UC Riverside students received a dose of validation Wednesday from system President Mark G. Yudof over their radical plan to abolish tuition and replace it with post-graduation payments equaling 5% of their income for 20 years.

Speaking at a UC regents meeting on the Riverside campus, Yudof said he was “very impressed” with the proposal — despite the obstacles it would face in implementation. “We think the ideas are constructive,” Yudof said, promising that his staff would study the plan.

His comments were a triumph of sorts for Chris LoCascio, a UC Riverside student who has led an effort to find an alternative to skyrocketing tuition and a way to cope with shrinking state education revenues.


LoCascio’s group, called Fix UC, released a no-tuition proposal last week that instead would require most graduates to pay 5% of their wages (not investments) for two decades. It would offer discounts for transfer students, graduates who work in public service careers and those who stay and work in the state.

Students from other states and nations would pay 6% a year. The plan also provides a way to include dormitory costs and for those who are unemployed to skip payments.

Current tuition is $12,192 for California undergraduate students — not including room, board and campus fees. LoCascio, who is editor of the Highlander campus newspaper, said the proposal would ease students’ financial struggles and, within a few years, provide more money to expand enrollment and faculty.

Although the plan’s financial details impressed UC officials, they said its vague ideas for payment enforcement were a problem.

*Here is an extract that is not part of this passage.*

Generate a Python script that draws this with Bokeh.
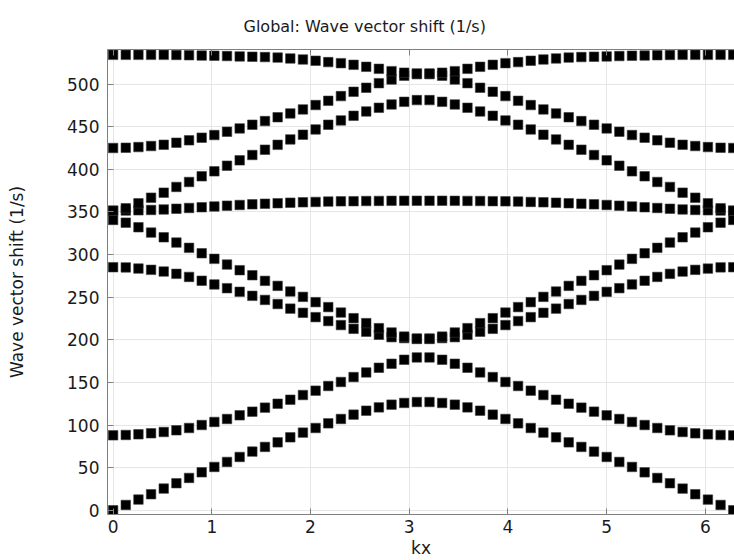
from bokeh.plotting import figure
from bokeh.models import Range1d, LinearAxis, FixedTicker
from bokeh.embed import file_html
from bokeh.resources import INLINE

title_text = "Global: Wave vector shift (1/s)"
x_label = "kx"
y_label = "Wave vector shift (1/s)"
x_ticks = [0, 1, 2, 3, 4, 5, 6]
y_ticks = [0, 50, 100, 150, 200, 250, 300, 350, 400, 450, 500]

kx = [0.0, 0.1282, 0.2565, 0.3847, 0.5129, 0.6411, 0.7694, 0.8976, 1.0258, 1.1541,
      1.2823, 1.4105, 1.5387, 1.6670, 1.7952, 1.9234, 2.0517, 2.1799, 2.3081, 2.4363,
      2.5646, 2.6928, 2.8210, 2.9493, 3.0775, 3.2057, 3.3339, 3.4622, 3.5904, 3.7186,
      3.8468, 3.9751, 4.1033, 4.2315, 4.3598, 4.4880, 4.6162, 4.7444, 4.8727, 5.0009,
      5.1291, 5.2574, 5.3856, 5.5138, 5.6420, 5.7703, 5.8985, 6.0267, 6.1550, 6.2832]

band1 = [0.0, 6.2, 12.5, 18.8, 25.4, 31.7, 37.9, 44.5, 50.8, 56.7, 62.5, 68.8, 74.3, 79.7,
         85.6, 91.1, 96.5, 102.0, 107.1, 112.2, 116.8, 120.7, 123.9, 125.9, 127.0,
         127.0, 125.9, 123.9, 120.7, 116.8, 112.2, 107.1, 102.0, 96.5, 91.1, 85.6,
         79.7, 74.3, 68.8, 62.5, 56.7, 50.8, 44.5, 37.9, 31.7, 25.4, 18.8, 12.5, 6.2, 0.0]
band2 = [87.9, 88.3, 89.1, 90.3, 91.8, 93.8, 96.5, 100.0, 103.6, 107.1, 111.4, 115.7, 120.4,
         125.0, 129.7, 135.2, 140.3, 145.8, 150.5, 156.3, 161.7, 167.2, 171.9, 176.6, 179.3,
         179.3, 176.6, 171.9, 167.2, 161.7, 156.3, 150.5, 145.8, 140.3, 135.2, 129.7,
         125.0, 120.4, 115.7, 111.4, 107.1, 103.6, 100.0, 96.5, 93.8, 91.8, 90.3, 89.1, 88.3, 87.9]
band3 = [285.2, 285.0, 283.6, 282.1, 280.1, 277.4, 273.8, 269.3, 265.0, 260.6, 256.3, 251.6,
         246.8, 242.0, 236.6, 231.7, 226.6, 222.0, 217.3, 212.9, 209.5, 205.9, 203.1, 202.0, 201.0,
         201.0, 202.0, 203.1, 205.9, 209.5, 212.9, 217.3, 222.0, 226.6, 231.7, 236.6, 242.0,
         246.8, 251.6, 256.3, 260.6, 265.0, 269.3, 273.8, 277.4, 280.1, 282.1, 283.6, 285.0, 285.2]
band4 = [340.7, 337.5, 332.1, 325.8, 320.3, 314.1, 307.9, 301.6, 295.0, 288.3, 281.7, 275.8,
         269.2, 263.3, 256.7, 250.4, 244.2, 238.4, 232.0, 225.4, 219.6, 213.7, 208.6, 203.8, 201.5,
         201.5, 203.8, 208.6, 213.7, 219.6, 225.4, 232.0, 238.4, 244.2, 250.4, 256.7, 263.3,
         269.2, 275.8, 281.7, 288.3, 295.0, 301.6, 307.9, 314.1, 320.3, 325.8, 332.1, 337.5, 340.7]
band5 = [351.6, 351.7, 352.0, 352.4, 353.0, 353.8, 354.7, 355.6, 356.5, 357.4, 358.2, 359.0,
         359.7, 360.3, 360.9, 361.4, 361.8, 362.2, 362.5, 362.7, 362.9, 363.0, 363.1, 363.2, 363.2,
         363.2, 363.2, 363.1, 363.0, 362.9, 362.7, 362.5, 362.2, 361.8, 361.4, 360.9, 360.3,
         359.7, 359.0, 358.2, 357.4, 356.5, 355.6, 354.7, 353.8, 353.0, 352.4, 352.0, 351.7, 351.6]
band6 = [351.6, 354.4, 360.2, 366.8, 372.7, 379.4, 385.2, 391.9, 397.7, 404.3, 410.6, 416.9,
         423.1, 428.8, 435.2, 440.7, 446.9, 452.4, 457.5, 462.9, 468.0, 472.3, 476.2, 479.3, 481.3,
         481.3, 479.3, 476.2, 472.3, 468.0, 462.9, 457.5, 452.4, 446.9, 440.7, 435.2, 428.8,
         423.1, 416.9, 410.6, 404.3, 397.7, 391.9, 385.2, 379.4, 372.7, 366.8, 360.2, 354.4, 351.6]
band7 = [425.1, 425.4, 426.2, 427.4, 428.9, 431.3, 434.1, 437.2, 440.3, 444.2, 448.1, 452.4,
         456.7, 461.2, 465.7, 470.4, 475.5, 480.5, 486.0, 491.1, 495.8, 501.2, 505.5, 510.0, 511.8,
         511.8, 510.0, 505.5, 501.2, 495.8, 491.1, 486.0, 480.5, 475.5, 470.4, 465.7, 461.2,
         456.7, 452.4, 448.1, 444.2, 440.3, 437.2, 434.1, 431.3, 428.9, 427.4, 426.2, 425.4, 425.1]
band8 = [534.4, 534.4, 534.4, 534.4, 534.4, 534.3, 534.0, 533.6, 533.4, 533.0, 532.6, 532.2,
         531.8, 531.2, 530.2, 529.0, 527.5, 525.9, 524.7, 522.7, 520.4, 518.0, 515.3, 513.5, 512.6,
         512.6, 513.5, 515.3, 518.0, 520.4, 522.7, 524.7, 525.9, 527.5, 529.0, 530.2, 531.2,
         531.8, 532.2, 532.6, 533.0, 533.4, 533.6, 534.0, 534.3, 534.4, 534.4, 534.4, 534.4, 534.4]

bands = [band1, band2, band3, band4, band5, band6, band7, band8]

FONT = "DejaVu Sans"
TXT = "#1a1a1a"
AX = "#808080"

p = figure(width=734, height=560, output_backend="svg", toolbar_location=None,
           x_range=Range1d(-0.057, 6.296), y_range=Range1d(-5.0, 540.7),
           min_border_left=107, min_border_right=0, min_border_top=49,
           min_border_bottom=45)

p.title.text = title_text
p.title.text_font = FONT
p.title.text_font_size = "16px"
p.title.text_font_style = "normal"
p.title.text_color = TXT
p.title.align = "left"
p.title.offset = 136
p.title.standoff = 27

p.outline_line_color = None
p.background_fill_color = "white"
p.border_fill_color = "white"

for b in bands:
    p.scatter(kx, b, marker="square", size=9.5, fill_color="black",
              line_color="#3a3a3a", line_width=0.6)

for ax, ticks in ((p.xaxis[0], x_ticks), (p.yaxis[0], y_ticks)):
    ax.ticker = FixedTicker(ticks=ticks)
    ax.major_tick_in = 6
    ax.major_tick_out = 0
    ax.minor_tick_line_color = None
    ax.axis_line_color = AX
    ax.major_tick_line_color = AX
    ax.major_label_text_font = FONT
    ax.major_label_text_font_size = "17px"
    ax.major_label_text_color = TXT
    ax.axis_label_text_font = FONT
    ax.axis_label_text_font_size = "17px"
    ax.axis_label_text_font_style = "normal"
    ax.axis_label_text_color = TXT

p.xaxis.axis_label = x_label
p.yaxis.axis_label = y_label
p.xaxis.major_label_standoff = 5
p.xaxis.axis_label_standoff = 2
p.yaxis.major_label_standoff = 8
p.yaxis.axis_label_standoff = 37

top = LinearAxis(ticker=FixedTicker(ticks=x_ticks), major_tick_in=6, major_tick_out=0,
                 minor_tick_line_color=None, axis_line_color=AX,
                 major_tick_line_color=AX, major_label_text_color=None,
                 major_label_text_font_size="1px", major_label_standoff=0)
p.add_layout(top, "above")

p.xgrid.ticker = FixedTicker(ticks=x_ticks)
p.ygrid.ticker = FixedTicker(ticks=y_ticks)
p.grid.grid_line_color = "#e6e6e6"
p.grid.grid_line_width = 1

open("out.html", "w").write(file_html(p, INLINE))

Also on Wednesday, the regents said they would move their May 16 meeting from a traditional campus setting to Sacramento to join a rally the next day seeking more funding for higher education.

That announcement came as the regents began discussing Gov. Jerry Brown’s proposal for next year’s state budget.


Under Brown’s plan, UC would receive about $90 million more than this year, mainly to help pay for pension costs. But its state funding still would be $660 million less than the 2010-2011 school year. If Brown’s proposed tax increases fail at the ballot, UC faces more deep cuts.

“Unless our elected representatives start funding us at a realistic level, UC’s ability to serve the state and its citizens will be at serious risk,” regents Chairwoman Sherry Lansing said.